Trade Forum Features

Placing conservation at the heart of sustainable tourism

6 June 2017
ITC News
In Rwanda, a partnership with nature has led to booming tourism sector

It was the National Geographic’s Wild channel that first brought the world close to the lion kings of Akagera National Park with a compelling tale of survival and territory. Through television sets, people from Norway to Thailand got to witness Rwanda’s ground-breaking conservation success story: the return of lions to the verdant lands after a 15-year absence, with their numbers doubling in number in just one year.

In Rwanda, the term ‘conservation’ is not new. For example, the annual Kwita Izina, during which new-born mountain gorillas are named, provides a unique platform to raise awareness of the importance of biodiversity from the community to the international level.
Since the inception of the Kwita Izina in 2005, prominent global conservation stakeholders have so far named 238 gorilla infants. Towards the end of 2017 over 1,000 international guests will again convene at the foothills of the Virunga Mountains for the 13th edition of the event.


Mountain gorillas, one of the world’s most endangered species, are only found in three countries: Rwanda, the Democratic Republic of Congo (DRC) and Uganda. However, with the involvement of stakeholders, including veterinarians, the story is changing with global conservation efforts to which Rwanda is fully committed.

In partnership with its neighbouring countries, Burundi, DRC and Uganda, an electric fence was built around the Akagera National Park to better protect the region’s wildlife. In addition, Rwanda has been working to complement these trans-national efforts with its own domestic solutions.
Community involvement has really worked in Rwanda in ensuring that conservation efforts are sustainable. It also goes to show how conservation has played a major role in making tourism a major driver of economic growth for Rwanda.
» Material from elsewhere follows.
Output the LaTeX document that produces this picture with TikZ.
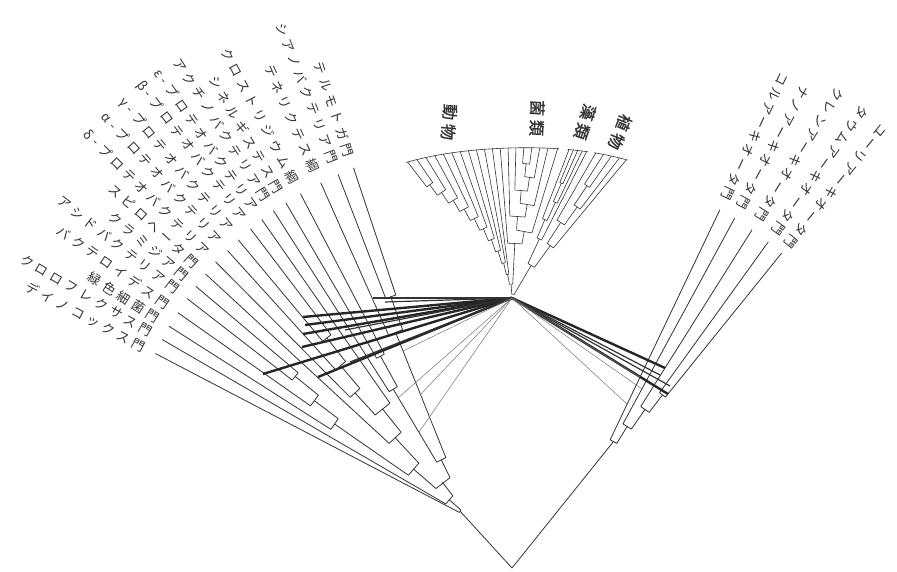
\documentclass[tikz,border=0pt]{standalone}
\usepackage{fontspec}
\newfontfamily\jp[LetterSpace=32]{Noto Sans CJK JP}
\newfontfamily\jpa[LetterSpace=22]{Noto Sans CJK JP}
\newfontfamily\jpb[LetterSpace=25,FakeBold=1.5]{Noto Sans CJK JP}
\newcommand\cla[5]{\draw (#1:#3) -- (#2:#3) (#1:#3) -- (#1:#4) (#2:#3) -- (#2:#5);}
\begin{document}
\begin{tikzpicture}[x=1pt,y=1pt,
  lab/.style={font=\jp\fontsize{13}{13}\selectfont, text=black!80, inner sep=0pt},
  alab/.style={font=\jpa\fontsize{13}{13}\selectfont, text=black!80, inner sep=0pt},
  elab/.style={font=\jpb\fontsize{16}{16}\selectfont, text=black!80, inner sep=0pt},
  lgtA/.style={draw=black!85, line width=2.4pt},
  lgtB/.style={draw=black!80, line width=1.2pt},
  lgtC/.style={draw=black!55, line width=0.5pt}]
\useasboundingbox (0,0) rectangle (897,572);
\coordinate (root) at (512,4);
\coordinate (C) at (470,54);
\coordinate (Ac) at (580,69);
\coordinate (E) at (512,274);

% bacteria
\begin{scope}[shift={(C)}, color=black!80, line width=0.8pt]
\cla{152.4}{138.8}{12}{355}{28}
\cla{149.9}{127.7}{28}{356}{45}
\cla{139.1}{116.3}{45}{75}{65}
\cla{145.25}{133.0}{75}{165}{110}
\cla{147.5}{143.0}{165}{357}{195}
\cla{144.9}{141.0}{195}{357}{225}
\cla{142.2}{139.8}{225}{358}{359}
\cla{137.3}{128.75}{110}{360}{140}
\cla{132.6}{124.9}{140}{170}{364}
\cla{134.8}{130.35}{170}{361}{200}
\cla{132.2}{128.5}{200}{361}{230}
\cla{129.8}{127.2}{230}{362}{363}
\cla{120.8}{111.85}{65}{150}{200}
\cla{122.6}{118.95}{150}{365}{185}
\cla{120.3}{117.6}{185}{365}{366}
\cla{114.0}{109.7}{200}{367}{235}
\cla{111.0}{108.4}{235}{368}{369}
\coordinate (b0) at (145.6:12);
\foreach \a/\r/\t [count=\i] in {
 152.4/367/デイノコックス門, 149.9/368/クロロフレクサス門, 147.5/369/緑色細菌門,
 144.9/369/バクテロイデス門, 142.2/370/アシドバクテリア門, 139.8/371/クラミジア門,
 137.3/372/スピロヘータ門, 134.8/373/δ-プロテオバクテリア, 132.2/373/α-プロテオバクテリア,
 129.8/374/γ-プロテオバクテリア, 127.2/375/β-プロテオバクテリア, 124.9/376/ε-プロテオバクテリア,
 122.6/377/アクチノバクテリア門, 120.3/377/シネルギステス門, 117.6/378/クロストリジウム綱,
 114.0/379/テネリクテス綱, 111.0/380/シアノバクテリア門, 108.4/381/テルモトガ門}
 \node[lab, rotate=\a-180, anchor=east] (bl\i) at (\a:\r) {\t};
\end{scope}

% archaea
\begin{scope}[shift={(Ac)}, color=black!80, line width=0.8pt]
\cla{64.5}{58.35}{70}{325}{90}
\cla{61.5}{55.2}{90}{324}{114}
\cla{57.8}{52.65}{114}{323}{136}
\cla{54.2}{51.1}{136}{322}{321}
\coordinate (a0) at (61.4:70);
\foreach \a/\r/\t [count=\i] in {
 64.5/336/コルアーキオータ門, 61.5/335/ナノアーキオータ門, 57.8/334/クレンアーキオータ門,
 54.2/332/タウムアーキオータ門, 51.1/329/ユーリアーキオータ門}
 \node[alab, rotate=\a-180, anchor=east] (al\i) at (\a:\r) {\t};
\end{scope}

\draw[color=black!80, line width=0.8pt] (root) -- (b0) (root) -- (a0);

% eukaryotes
\begin{scope}[shift={(E)}, color=black!80, line width=0.6pt]
\cla{127.5}{124.5}{140}{171.4}{168}
\cla{121.5}{126.0}{127}{164.8}{140}
\cla{118.5}{123.75}{114}{161.9}{127}
\cla{115.5}{121.1}{101}{159.4}{114}
\cla{112.5}{118.3}{88}{157.1}{101}
\cla{109.5}{115.4}{75}{155.2}{88}
\cla{106.5}{112.45}{62}{153.6}{75}
\cla{103.5}{109.5}{49}{152.2}{62}
\cla{100.5}{106.5}{36}{151.2}{49}
\cla{97.5}{103.5}{24}{150.5}{36}
\cla{85.5}{82.5}{135}{150.7}{151.5}
\cla{79.5}{84}{122}{152.7}{135}
\cla{88.5}{81.75}{108}{150.2}{122}
\cla{76.5}{85.1}{95}{154.1}{108}
\cla{91.5}{80.8}{82}{150.0}{95}
\cla{73}{86.15}{68}{156.1}{82}
\cla{94.5}{79.6}{55}{150.1}{68}
\cla{100.5}{87.05}{14}{24}{55}
\cla{67.5}{66}{125}{160.2}{161.5}
\cla{64.5}{66.75}{105}{162.9}{125}
\cla{69}{65.6}{85}{159}{105}
\cla{67.3}{63}{65}{85}{164.3}
\cla{57.5}{55}{135}{170.2}{173.3}
\cla{56.25}{52.5}{112}{135}{176.5}
\cla{60}{54.4}{90}{167.4}{112}
\cla{57.2}{50.4}{65}{90}{179.4}
\cla{65.15}{53.8}{38}{65}{65}
\cla{93.8}{59.5}{4}{14}{38}
\draw plot[domain=72.5:128, samples=50] (\x:{150+0.017*(\x-92)^2});
\draw plot[domain=62.5:69.5, samples=10] (\x:{150+0.017*(\x-92)^2});
\draw plot[domain=50:60.5, samples=12] (\x:{150+0.017*(\x-92)^2});
\end{scope}
\node[elab, rotate=-95] (e1) at (449,450) {動物};
\node[elab, rotate=-92] (e2) at (537,454) {菌類};
\node[elab, rotate=-108] (e3) at (585,450) {藻類};
\node[elab, rotate=-112] (e4) at (620,440) {植物};

% gene transfer lines
\foreach \x/\y in {303/255, 305/247, 303/238, 302/225, 263/198, 318/195, 665/204, 668/178}
  \draw[lgtA] (E) -- (\x,\y);
\foreach \x/\y in {373/274, 385/270, 345/242, 350/210, 660/197, 670/186}
  \draw[lgtB] (E) -- (\x,\y);
\foreach \x/\y in {403/221, 420/177, 419/140, 398/174, 627/168, 640/195, 642/183}
  \draw[lgtC] (E) -- (\x,\y);
\end{tikzpicture}
\end{document}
The Government of Rwanda has for many years enforced stringent policies with a special focus on investing in future generations by instilling a culture of responsible tourism. One major achievement is the establishment of Kitabi College of Conservation and Environmental Management (KCCEM), an academic institution set up to develop the capacity of youth in maintaining sustainable tourism in Rwanda and in neighbouring countries.

The demand for Rwanda as a travel destination has grown in parallel to increased government spending dedicated to the development of the hospitality sector and the opening up of international borders. In fact, tourism is one of the main foreign-exchange earners for Rwanda, with indirect contribution to GDP currently standing at close to 10%. This underlines why sustainable tourism plays an essential role in promoting and achieving the goals of Rwanda’s long-term development strategy, Vision 2020.


For the Rwanda Development Board, which I head, the tourism-revenue sharing policy of Rwanda’s national park has become crucial, simply because it sets the stage for mutual survival of humans and wildlife in the country.

How it works is simple yet effective in promoting sustainable tourism. The government allocates 5% of tourism revenue to community projects as an incentive for conservation. The initiative has implemented over 400 community projects worth about $2.5 million.
Infrastructural amenities, agricultural projects such as seed production and storage, water supply projects and establishment of small and medium-sized enterprises are just a portion of the community empowerment projects that have benefited populations around parks.

Rwanda’s success story in combining conservation and tourism is set to take an outstanding turn with the return of the rhinoceros in 2017, part of a larger plan to restore the land of a thousand hills as home to the famous ‘big five’: the African lion, the African elephant, the Cape buffalo, the African leopard, and the rhinoceros.


There is no doubt that the focus on sustainable tourism inspires affection and pride among most Rwandans. And the idea of naming new-born gorillas and lions create a sense of ownership and entitlement among Rwandans to protect endangered species. Moreover, the naming of wildlife has become vital to Rwanda’s conservation success, aiding game rangers and park management to monitor these species in their habitat and ensure their survival.

At RDB we will continue to leverage the benefits of conservation to strengthen Rwanda’s sustainable tourism sector. It is only by working together – and in partnership with nature – that we can create a future that is truly sustainable for future generations: for humans and animals alike.